● **Do this**: Everything from the first line of the data below through the line that contains "2021, 2022, 2023];" should be written out exactly, please, and nothing more; the pictures stay out.

☆ ☆ ☆

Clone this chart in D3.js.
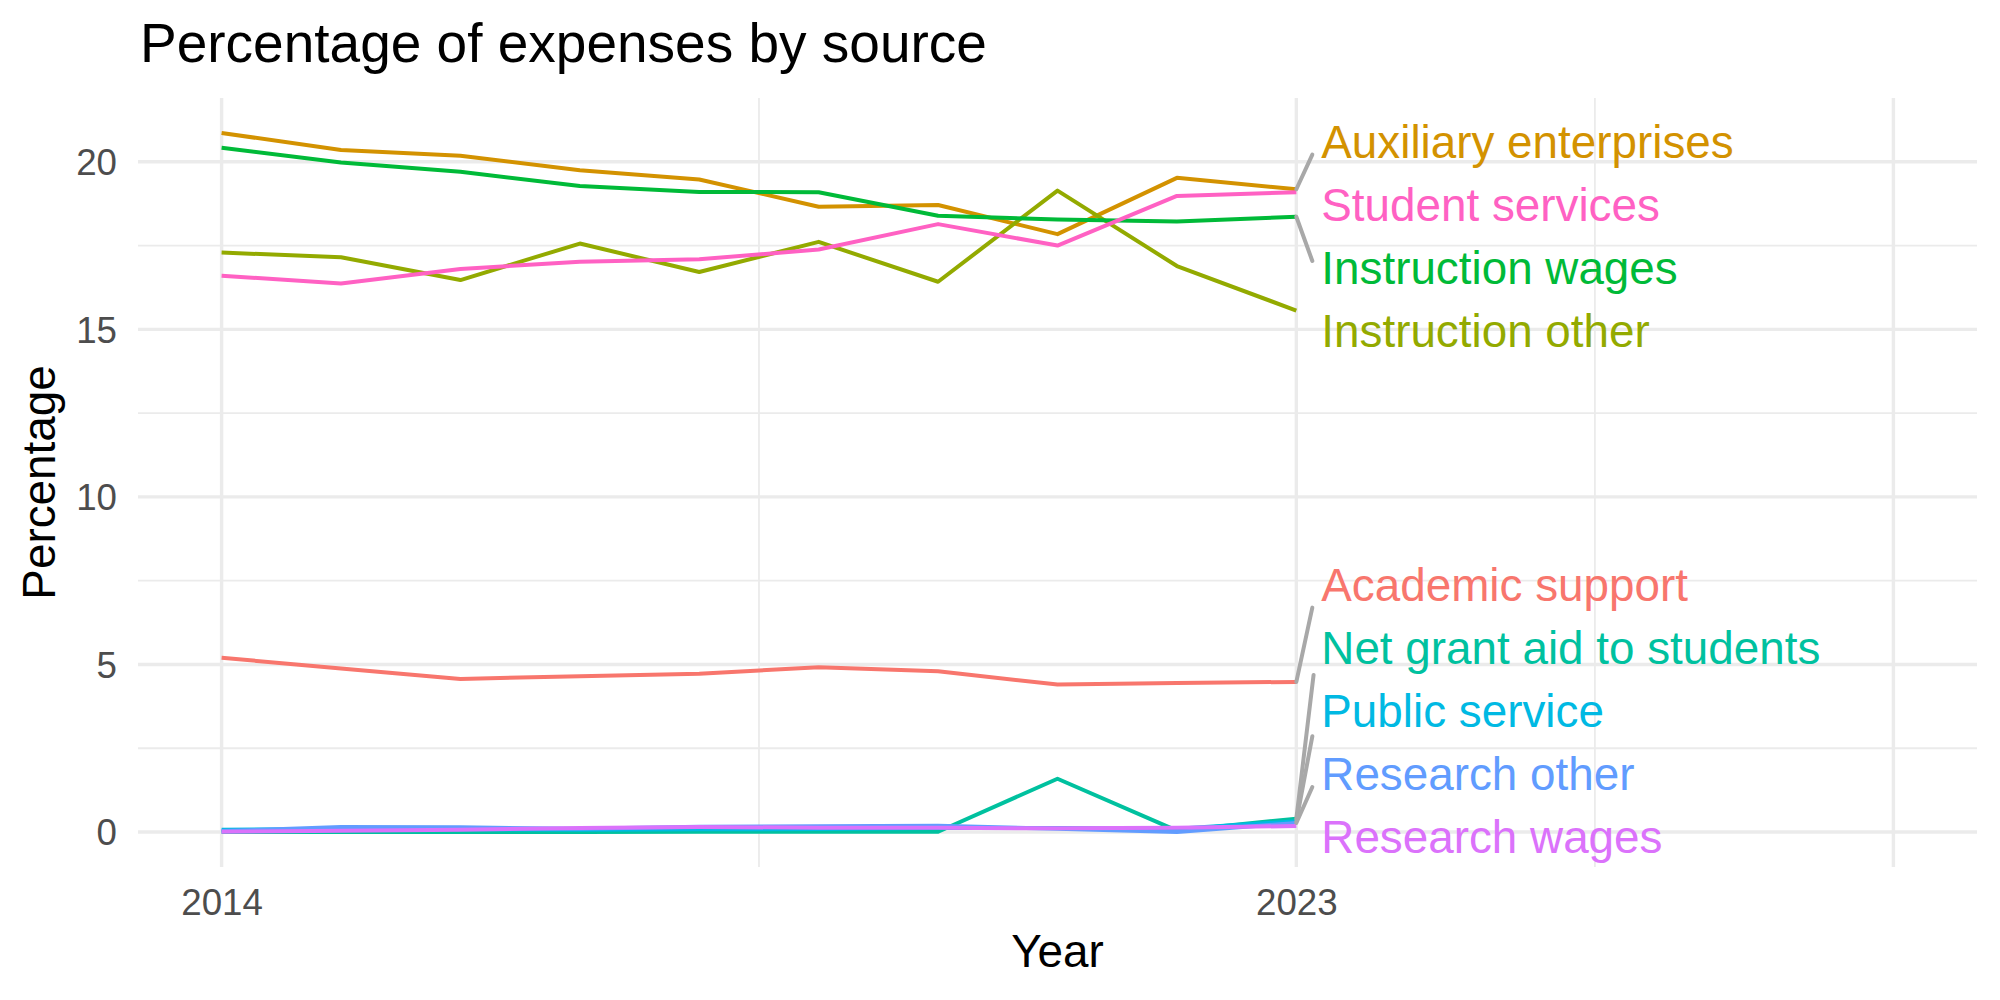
<!DOCTYPE html>
<html>
<head>
<meta charset="utf-8">
<script src="https://cdn.jsdelivr.net/npm/d3@7"></script>
<style>
    body { margin: 0; background: #fff; }
    text { font-family: "Liberation Sans", Arial, Helvetica, sans-serif; }
</style>
</head>
<body>
<svg width="2000" height="1000"></svg>
<script>
// data (percent of expenses)
const years = [2014, 2015, 2016, 2017, 2018, 2019, 2020, 2021, 2022, 2023];

const academicSupport   = [5.20, 4.88, 4.57, 4.65, 4.72, 4.92, 4.80, 4.40, 4.45, 4.48];
const auxiliary         = [20.86, 20.35, 20.18, 19.75, 19.47, 18.66, 18.71, 17.84, 19.52, 19.18];
const instructionOther  = [17.29, 17.15, 16.47, 17.56, 16.71, 17.61, 16.42, 19.14, 16.89, 15.56];
const instructionWages  = [20.42, 19.98, 19.70, 19.28, 19.10, 19.09, 18.39, 18.28, 18.22, 18.36];
const netGrantAid       = [0.00, 0.00, 0.00, 0.00, 0.01, 0.01, 0.01, 1.59, 0.04, 0.40];
const publicService     = [0.07, 0.09, 0.08, 0.07, 0.08, 0.09, 0.12, 0.12, 0.10, 0.32];
const researchOther     = [0.03, 0.15, 0.14, 0.10, 0.16, 0.17, 0.19, 0.10, 0.00, 0.27];
const researchWages     = [0.01, 0.04, 0.07, 0.12, 0.15, 0.13, 0.13, 0.11, 0.13, 0.18];
const studentServices   = [16.60, 16.37, 16.80, 17.02, 17.09, 17.38, 18.14, 17.50, 18.98, 19.09];

const sourceNames = ["Academic support", "Auxiliary enterprises", "Instruction other",
    "Instruction wages", "Net grant aid to students", "Public service",
    "Research other", "Research wages", "Student services"];
const sourceValues = [academicSupport, auxiliary, instructionOther, instructionWages,
    netGrantAid, publicService, researchOther, researchWages, studentServices];
const sourceColors = ["#F8766D", "#D39200", "#93AA00", "#00BA38", "#00C19F",
    "#00B9E3", "#619CFF", "#DB72FB", "#FF61C3"];

const xLimits = [2014, 2028];
const xBreaks = [2014, 2023, 2028];
const xLabels = ["2014", "2023", ""];
const xMinor = [2018.5, 2025.5];
const yBreaks = [0, 5, 10, 15, 20];
const yMinor = [2.5, 7.5, 12.5, 17.5];

const title = "Percentage of expenses by source";

let svg = d3.select("svg"),
    margin = {top: 98, right: 23, bottom: 133, left: 138},
    width = +svg.attr("width") - margin.left - margin.right,
    height = +svg.attr("height") - margin.top - margin.bottom;

let series = sourceNames.map((name, i) => ({
    name: name,
    color: sourceColors[i],
    values: years.map((yr, j) => ({year: yr, value: sourceValues[i][j]}))
}));

// ggplot style 5% expansion
let xPad = (xLimits[1] - xLimits[0]) * 0.05;
let x = d3.scaleLinear()
    .domain([xLimits[0] - xPad, xLimits[1] + xPad])
    .range([0, width]);

let allValues = sourceValues.flat();
let yMin = d3.min(allValues), yMax = d3.max(allValues);
let yPad = (yMax - yMin) * 0.05;
let y = d3.scaleLinear()
    .domain([yMin - yPad, yMax + yPad])
    .range([height, 0]);

let plot = svg.append("g")
    .attr("transform", `translate(${margin.left},${margin.top})`);

// grid
let grid = plot.append("g").attr("class", "grid");

grid.selectAll(".y-minor").data(yMinor).enter().append("line")
    .attr("x1", 0).attr("x2", width)
    .attr("y1", d => y(d)).attr("y2", d => y(d))
    .attr("stroke", "#EBEBEB").attr("stroke-width", 1.8);

grid.selectAll(".x-minor").data(xMinor).enter().append("line")
    .attr("y1", 0).attr("y2", height)
    .attr("x1", d => x(d)).attr("x2", d => x(d))
    .attr("stroke", "#EBEBEB").attr("stroke-width", 1.8);

grid.selectAll(".y-major").data(yBreaks).enter().append("line")
    .attr("x1", 0).attr("x2", width)
    .attr("y1", d => y(d)).attr("y2", d => y(d))
    .attr("stroke", "#EBEBEB").attr("stroke-width", 3.4);

grid.selectAll(".x-major").data(xBreaks).enter().append("line")
    .attr("y1", 0).attr("y2", height)
    .attr("x1", d => x(d)).attr("x2", d => x(d))
    .attr("stroke", "#EBEBEB").attr("stroke-width", 3.4);

// axes (ticks and domain hidden, theme_minimal)
let xAxis = plot.append("g")
    .attr("transform", `translate(0,${height})`)
    .call(d3.axisBottom(x).tickValues(xBreaks).tickFormat((d, i) => xLabels[i]).tickSize(0).tickPadding(48));

let yAxis = plot.append("g")
    .call(d3.axisLeft(y).tickValues(yBreaks).tickFormat(d3.format("d")).tickSize(0).tickPadding(21));

[xAxis, yAxis].forEach(ax => {
    ax.select(".domain").remove();
    ax.selectAll("text")
        .attr("font-family", "Liberation Sans, Arial, sans-serif")
        .attr("font-size", 36.7)
        .attr("fill", "#4D4D4D");
});
yAxis.selectAll("text").attr("dy", "0.35em");
xAxis.selectAll("text").attr("dy", 0);

// lines
let line = d3.line()
    .x(d => x(d.year))
    .y(d => y(d.value));

plot.append("g").attr("class", "lines")
    .selectAll("path")
    .data(series)
    .enter().append("path")
    .attr("d", d => line(d.values))
    .attr("fill", "none")
    .attr("stroke", d => d.color)
    .attr("stroke-width", 4)
    .attr("stroke-linejoin", "round");

// repelled end labels
let labelSize = 45.8,
    labelGap = 63,
    labelX = x(years[years.length - 1]) + 25;

let labels = series.map(s => {
    let last = s.values[s.values.length - 1];
    return {name: s.name, color: s.color, px: x(last.year), py: y(last.value)};
});
spreadLabels(labels, labelGap, 37, height - 37);

let measure = plot.append("text").attr("font-size", labelSize);
labels.forEach(d => {
    measure.text(d.name);
    d.w = measure.node().getComputedTextLength();
    d.baseline = d.cy + 23;
});
measure.remove();

let segs = plot.append("g").attr("class", "segments");
labels.forEach(d => {
    let box = {x0: labelX - 9, x1: labelX + d.w + 9, y0: d.baseline - 35, y1: d.baseline + 11};
    let cx = labelX - 5, cy = d.baseline - 12;
    let t = 0;
    if (d.px < box.x0) t = Math.max(t, (box.x0 - d.px) / (cx - d.px));
    if (d.py > box.y1) t = Math.max(t, (box.y1 - d.py) / (cy - d.py));
    if (d.py < box.y0) t = Math.max(t, (box.y0 - d.py) / (cy - d.py));
    let ex = d.px + t * (cx - d.px), ey = d.py + t * (cy - d.py);
    if (Math.hypot(ex - d.px, ey - d.py) < 27) return;
    segs.append("line")
        .attr("x1", d.px).attr("y1", d.py)
        .attr("x2", ex).attr("y2", ey)
        .attr("stroke", "#A8A8A8")
        .attr("stroke-width", 4)
        .attr("stroke-linecap", "round");
});

plot.append("g").attr("class", "labels")
    .selectAll("text")
    .data(labels)
    .enter().append("text")
    .attr("x", labelX)
    .attr("y", d => d.baseline)
    .attr("font-size", labelSize)
    .attr("fill", d => d.color)
    .text(d => d.name);

// titles
svg.append("text")
    .attr("x", margin.left + 2)
    .attr("y", 62)
    .attr("font-size", 55)
    .attr("fill", "#000")
    .text(title);

svg.append("text")
    .attr("x", margin.left + width / 2)
    .attr("y", 967)
    .attr("text-anchor", "middle")
    .attr("font-size", 45.8)
    .attr("fill", "#000")
    .text("Year");

svg.append("text")
    .attr("transform", `translate(55,${margin.top + height / 2}) rotate(-90)`)
    .attr("text-anchor", "middle")
    .attr("font-size", 45.8)
    .attr("fill", "#000")
    .text("Percentage");

// 1-d repel: keep order, enforce min gap, stay in panel
function spreadLabels(items, gap, lo, hi) {
    items.sort((a, b) => a.py - b.py);
    let blocks = [];
    items.forEach((d, i) => {
        blocks.push({sum: d.py - gap * i, n: 1});
        while (blocks.length > 1) {
            let b = blocks[blocks.length - 1], a = blocks[blocks.length - 2];
            if (a.sum / a.n <= b.sum / b.n) break;
            a.sum += b.sum; a.n += b.n;
            blocks.pop();
        }
    });
    let i = 0;
    blocks.forEach(b => {
        for (let k = 0; k < b.n; k++, i++) items[i].cy = b.sum / b.n + gap * i;
    });
    let n = items.length;
    items[n - 1].cy = Math.min(items[n - 1].cy, hi);
    for (let k = n - 2; k >= 0; k--) items[k].cy = Math.min(items[k].cy, items[k + 1].cy - gap);
    items[0].cy = Math.max(items[0].cy, lo);
    for (let k = 1; k < n; k++) items[k].cy = Math.max(items[k].cy, items[k - 1].cy + gap);
}
</script>
</body>
</html>
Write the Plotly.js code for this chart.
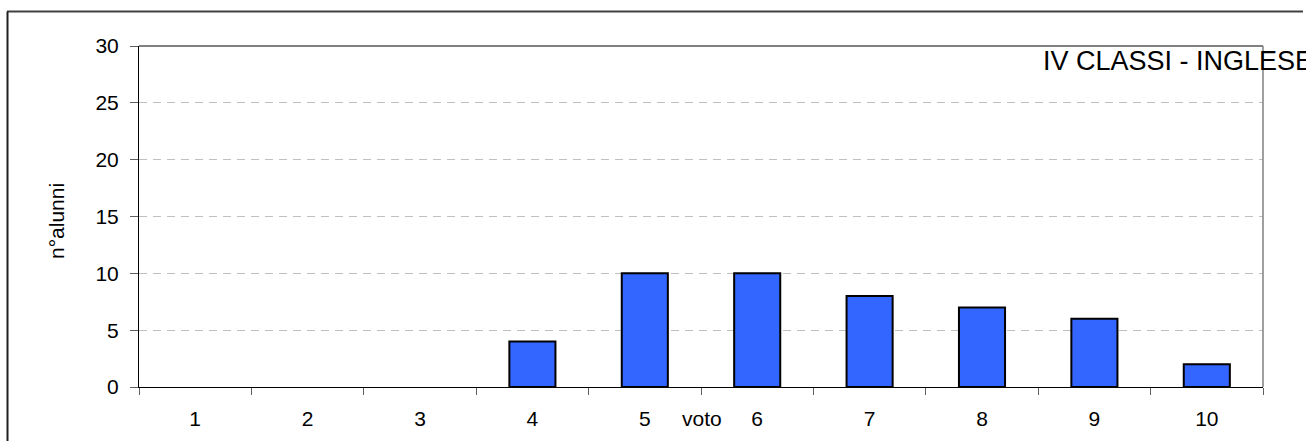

☆ ☆ ☆

● **Full answer**:
Clone this chart in D3.js.
<!DOCTYPE html>
<html>
<head>
<meta charset="utf-8">
<script src="https://cdn.jsdelivr.net/npm/d3@7"></script>
<style>
    body { margin: 0; background: #fff; }
    text { font-family: "Liberation Sans", Arial, Helvetica, sans-serif; }
</style>
</head>
<body>
<svg width="2000" height="1000"></svg>
<script>
// data (percent of expenses)
const years = [2014, 2015, 2016, 2017, 2018, 2019, 2020, 2021, 2022, 2023];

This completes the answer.